12. Short-Term Debt Instruments

 

We have a $650 million three-year unsecured revolving syndicated credit facility that expires in January 2014. The facility has an option to expand up to $850 million. We pay an annual fee of $30,000 plus fifteen basis points for any unused amount up to $650 million. This facility provides a line of credit for letters of credit of $10 million, of which $3.5 million was issued and outstanding at April 30, 2011. The five-year credit facility in place prior to January 25, 2011 provided a line of credit for letters of credit of $5 million, of which $2.7 million was issued and outstanding at October 31, 2010. These letters of credit are used to guarantee claims from self-insurance under our general and automobile liability policies. The credit facility bears interest based on the 30-day LIBOR rate plus from 65 to 150 basis points, based on our credit ratings. Amounts borrowed remain outstanding until repaid and such amounts do not mature daily.
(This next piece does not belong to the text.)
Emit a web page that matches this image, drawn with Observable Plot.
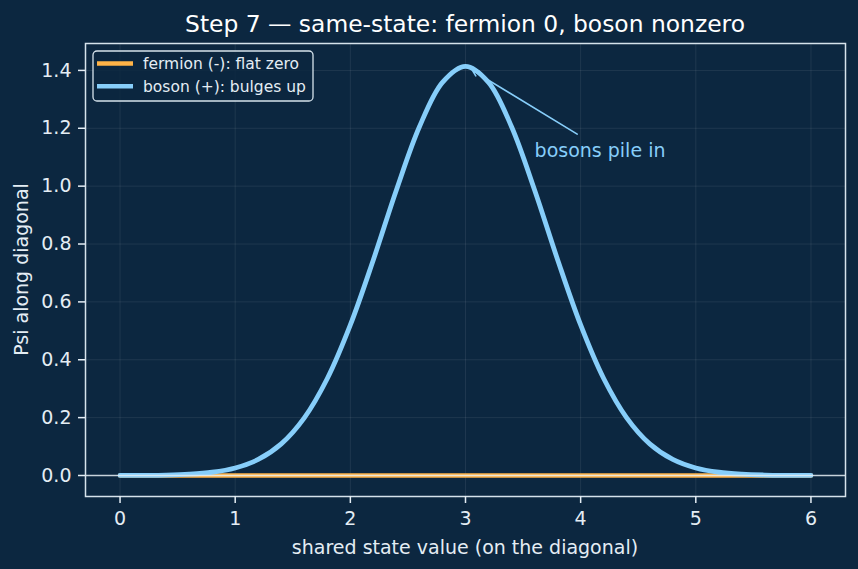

Due to the seasonal nature of our business, amounts borrowed can vary significantly during the year.

 

Our outstanding short-term bank borrowings, as included in “Bank debt” in the consolidated balance sheets, were $103.5 million, as of April 30, 2011 under our syndicated three-year credit facility and $242 million, as of October 31, 2010 under our syndicated five-year credit facility, in LIBOR cost-plus loans. During the three months ended April 30, 2011, short-term bank borrowings ranged from $87 million to $306 million, and interest rates ranged from 1.12% to 1.17% (weighted average of 1.16%). During the six months ended April 30, 2011, short-term bank borrowings ranged from $87 million to $426 million, and interest rates ranged from .51% to 1.17% (weighted average of .78%). Our syndicated three-year revolving credit facility's financial covenants require us to maintain a ratio of total debt to total capitalization of no greater than 70%, and our actual ratio was 45% at April 30, 2011.